At the North Star Fund, one of the foundation boards I sit on, they’ve set as one priority a goal of building a younger donor base and engage younger people throughout their work. My position on the board among other actions communicated the message that our community is important to North Star, which has helped increased their next gen participation on boards and committees. I think the difference here is that they are clear about their expectations and follow through with their goals of engaging the next generation. I also loved the experience of serving on the Resource Generation board, which is a youth-led board and gave me a chance to learn with a group of my peers.
I’ve probably turned down seven or eight board invitations in the last six months because groups are so actively looking to find next gen members for their boards. My goal now is to serve as a bridge to others next gen leaders…and also to help nonprofit leaders realize that young leaders can do more than just “party and tweet.” Boards need to open up other opportunities based on the individual’s skill set, not make such big assumptions based on age.

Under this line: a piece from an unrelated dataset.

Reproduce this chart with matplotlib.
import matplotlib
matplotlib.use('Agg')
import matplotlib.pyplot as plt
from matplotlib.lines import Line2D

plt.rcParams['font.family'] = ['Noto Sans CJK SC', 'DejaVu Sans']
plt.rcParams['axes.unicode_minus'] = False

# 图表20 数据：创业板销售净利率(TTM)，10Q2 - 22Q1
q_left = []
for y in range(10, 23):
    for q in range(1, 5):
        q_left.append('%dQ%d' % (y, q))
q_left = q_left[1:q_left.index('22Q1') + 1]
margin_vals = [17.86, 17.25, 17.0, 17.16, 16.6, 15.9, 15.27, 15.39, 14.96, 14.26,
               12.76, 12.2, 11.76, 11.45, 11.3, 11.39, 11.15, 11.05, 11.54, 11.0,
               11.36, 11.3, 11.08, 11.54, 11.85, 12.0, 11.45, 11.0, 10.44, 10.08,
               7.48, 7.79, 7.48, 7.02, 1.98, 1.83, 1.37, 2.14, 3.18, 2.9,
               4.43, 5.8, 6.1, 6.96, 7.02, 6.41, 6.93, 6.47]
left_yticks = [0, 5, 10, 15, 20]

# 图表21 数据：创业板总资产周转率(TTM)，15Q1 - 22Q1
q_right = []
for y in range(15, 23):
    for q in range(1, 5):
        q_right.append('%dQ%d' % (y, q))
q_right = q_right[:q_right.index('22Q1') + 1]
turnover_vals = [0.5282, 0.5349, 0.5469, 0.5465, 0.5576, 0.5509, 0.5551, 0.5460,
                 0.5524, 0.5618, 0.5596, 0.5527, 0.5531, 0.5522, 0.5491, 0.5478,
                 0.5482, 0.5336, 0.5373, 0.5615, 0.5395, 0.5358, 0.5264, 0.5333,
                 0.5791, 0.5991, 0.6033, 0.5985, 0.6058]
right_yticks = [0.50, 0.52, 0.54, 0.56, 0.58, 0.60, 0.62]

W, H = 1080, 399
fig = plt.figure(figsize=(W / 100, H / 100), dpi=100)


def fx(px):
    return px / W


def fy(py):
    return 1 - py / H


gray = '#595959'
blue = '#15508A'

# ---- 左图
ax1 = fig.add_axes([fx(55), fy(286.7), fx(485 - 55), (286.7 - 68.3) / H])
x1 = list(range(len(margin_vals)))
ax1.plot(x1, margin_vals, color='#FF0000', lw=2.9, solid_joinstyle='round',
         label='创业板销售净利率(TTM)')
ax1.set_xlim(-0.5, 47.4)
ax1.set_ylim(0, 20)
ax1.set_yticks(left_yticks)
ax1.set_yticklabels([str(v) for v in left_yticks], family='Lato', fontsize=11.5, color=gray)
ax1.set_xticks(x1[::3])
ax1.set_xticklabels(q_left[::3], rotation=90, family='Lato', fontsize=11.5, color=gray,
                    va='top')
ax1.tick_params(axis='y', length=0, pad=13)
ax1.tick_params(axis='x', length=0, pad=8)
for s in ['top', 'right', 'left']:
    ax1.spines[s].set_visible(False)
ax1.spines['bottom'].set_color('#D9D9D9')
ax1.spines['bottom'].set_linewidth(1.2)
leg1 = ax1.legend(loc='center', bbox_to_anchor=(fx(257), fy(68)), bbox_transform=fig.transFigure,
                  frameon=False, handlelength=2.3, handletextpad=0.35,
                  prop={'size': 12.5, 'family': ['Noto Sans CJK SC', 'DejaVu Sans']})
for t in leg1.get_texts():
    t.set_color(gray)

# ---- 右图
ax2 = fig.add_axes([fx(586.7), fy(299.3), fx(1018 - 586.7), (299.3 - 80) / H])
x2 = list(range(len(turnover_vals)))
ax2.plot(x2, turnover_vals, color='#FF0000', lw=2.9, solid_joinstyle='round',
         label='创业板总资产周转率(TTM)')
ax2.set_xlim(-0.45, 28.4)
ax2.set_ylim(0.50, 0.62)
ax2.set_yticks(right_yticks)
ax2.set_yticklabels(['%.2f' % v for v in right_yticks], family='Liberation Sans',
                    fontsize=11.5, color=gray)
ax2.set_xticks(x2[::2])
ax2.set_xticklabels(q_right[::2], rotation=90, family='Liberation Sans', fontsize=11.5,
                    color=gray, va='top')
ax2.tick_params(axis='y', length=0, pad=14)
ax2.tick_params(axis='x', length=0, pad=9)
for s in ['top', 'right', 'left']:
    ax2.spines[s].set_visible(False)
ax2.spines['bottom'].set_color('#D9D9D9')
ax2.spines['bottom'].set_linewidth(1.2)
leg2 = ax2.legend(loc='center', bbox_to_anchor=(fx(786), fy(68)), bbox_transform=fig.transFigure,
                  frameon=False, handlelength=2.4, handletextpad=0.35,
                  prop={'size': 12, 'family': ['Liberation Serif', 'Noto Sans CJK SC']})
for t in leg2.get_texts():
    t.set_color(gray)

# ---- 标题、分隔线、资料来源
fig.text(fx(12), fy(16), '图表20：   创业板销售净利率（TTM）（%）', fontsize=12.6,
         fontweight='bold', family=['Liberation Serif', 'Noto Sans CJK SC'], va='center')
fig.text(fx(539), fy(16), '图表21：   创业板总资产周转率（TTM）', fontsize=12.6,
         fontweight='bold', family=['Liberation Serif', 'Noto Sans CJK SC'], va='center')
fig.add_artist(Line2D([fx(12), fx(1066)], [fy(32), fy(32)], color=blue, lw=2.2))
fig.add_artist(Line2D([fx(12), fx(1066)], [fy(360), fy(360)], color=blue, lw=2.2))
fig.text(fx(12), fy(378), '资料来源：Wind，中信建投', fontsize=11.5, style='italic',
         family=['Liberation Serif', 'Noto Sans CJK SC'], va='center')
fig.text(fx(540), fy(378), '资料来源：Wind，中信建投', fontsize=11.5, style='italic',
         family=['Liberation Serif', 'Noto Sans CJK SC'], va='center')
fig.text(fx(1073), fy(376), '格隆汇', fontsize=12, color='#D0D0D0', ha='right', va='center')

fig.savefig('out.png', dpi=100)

More about Jason Franklin…
Jason Franklin serves as Executive Director of Bolder Giving, which encourages donors to “Give More, Risk More, Inspire More.” He brings to this work over 15 years experience in philanthropy education, nonprofit strategy, and urban policy & education advocacy. He is also an award-winning Lecturer and Doctoral Candidate at New York University, where he teaches and conducts research on philanthropy and policymaking. He serves on the boards of Resource Generation, North Star Fund, Proteus Fund, 21st Century School Fund, Social Justice Philanthropy Collaborative, Wealth for the Common Good (advisory) and the Chartered Advisors in Philanthropy program (advisory).